┌──

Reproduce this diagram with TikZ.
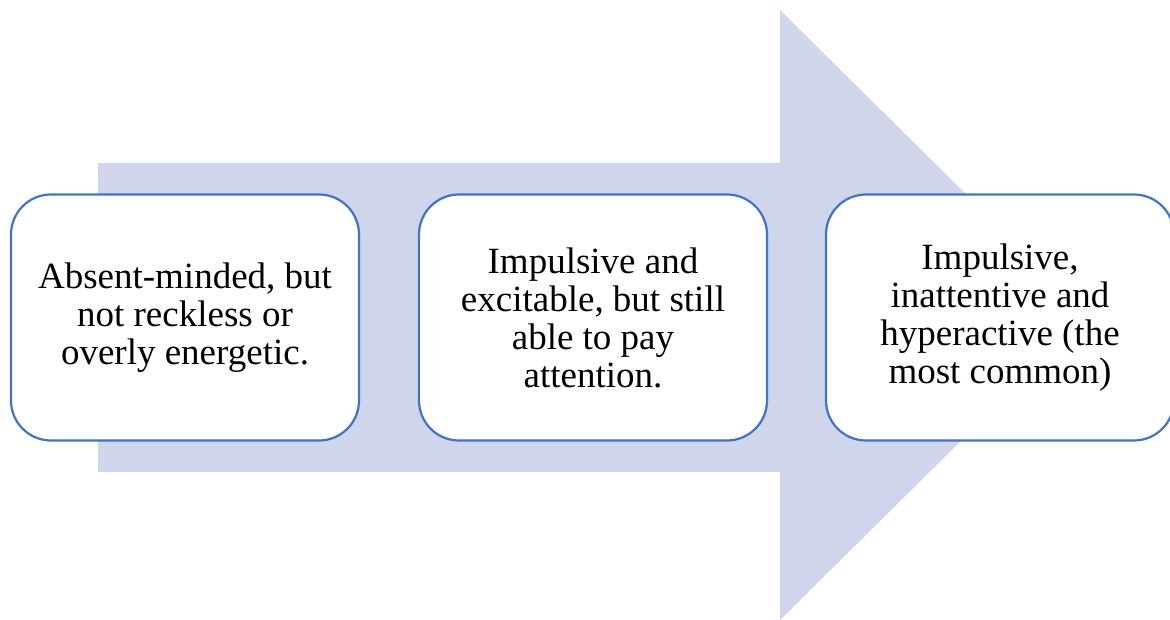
\documentclass[tikz,border=0pt]{standalone}
\usepackage{fontspec}
\setmainfont{Liberation Serif}
\definecolor{arrowfill}{HTML}{CFD5EA}
\definecolor{boxline}{HTML}{4472C4}
\tikzset{
  stagebox/.style={draw=boxline, line width=2.2pt, fill=white, rounded corners=40pt,
    minimum width=348pt, minimum height=246pt, align=center, inner sep=0pt,
    font=\fontsize{37}{38}\selectfont},
  bigarrow/.style={fill=arrowfill, draw=none}
}
\begin{document}
\begin{tikzpicture}[x=1pt,y=-1pt]
\useasboundingbox (0,0) rectangle (1170,620);
\fill[bigarrow] (98,163) -- (780,163) -- (780,10) -- (1088,315) -- (780,620) -- (780,472) -- (98,472) -- cycle;
\node[stagebox] (b1) at (185,317.5) {Absent-minded, but\\not reckless or\\overly energetic.};
\node[stagebox] (b2) at (593,317.5) {Impulsive and\\excitable, but still\\able to pay\\attention.};
\node[stagebox] (b3) at (1000,317.5) {Impulsive,\\inattentive and\\hyperactive (the\\most common)};
\end{tikzpicture}
\end{document}
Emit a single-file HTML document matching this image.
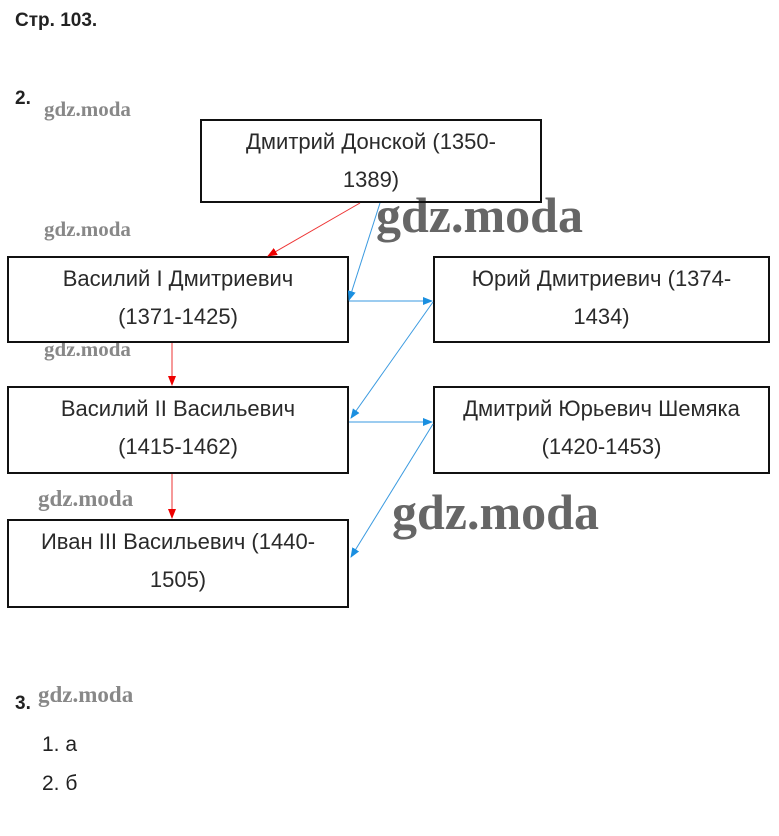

└──

_Instructions for the task_
Would you mind returning each entry above word for word, skipping the images?

_The response_
Reproduce this diagram with TikZ.
\documentclass[tikz,border=0pt]{standalone}
\usepackage{fontspec}
\setmainfont{Liberation Serif}
\definecolor{arrowfill}{HTML}{CFD5EA}
\definecolor{boxline}{HTML}{4472C4}
\tikzset{
  stagebox/.style={draw=boxline, line width=2.2pt, fill=white, rounded corners=40pt,
    minimum width=348pt, minimum height=246pt, align=center, inner sep=0pt,
    font=\fontsize{37}{38}\selectfont},
  bigarrow/.style={fill=arrowfill, draw=none}
}
\begin{document}
\begin{tikzpicture}[x=1pt,y=-1pt]
\useasboundingbox (0,0) rectangle (1170,620);
\fill[bigarrow] (98,163) -- (780,163) -- (780,10) -- (1088,315) -- (780,620) -- (780,472) -- (98,472) -- cycle;
\node[stagebox] (b1) at (185,317.5) {Absent-minded, but\\not reckless or\\overly energetic.};
\node[stagebox] (b2) at (593,317.5) {Impulsive and\\excitable, but still\\able to pay\\attention.};
\node[stagebox] (b3) at (1000,317.5) {Impulsive,\\inattentive and\\hyperactive (the\\most common)};
\end{tikzpicture}
\end{document}
Emit a single-file HTML document matching this image.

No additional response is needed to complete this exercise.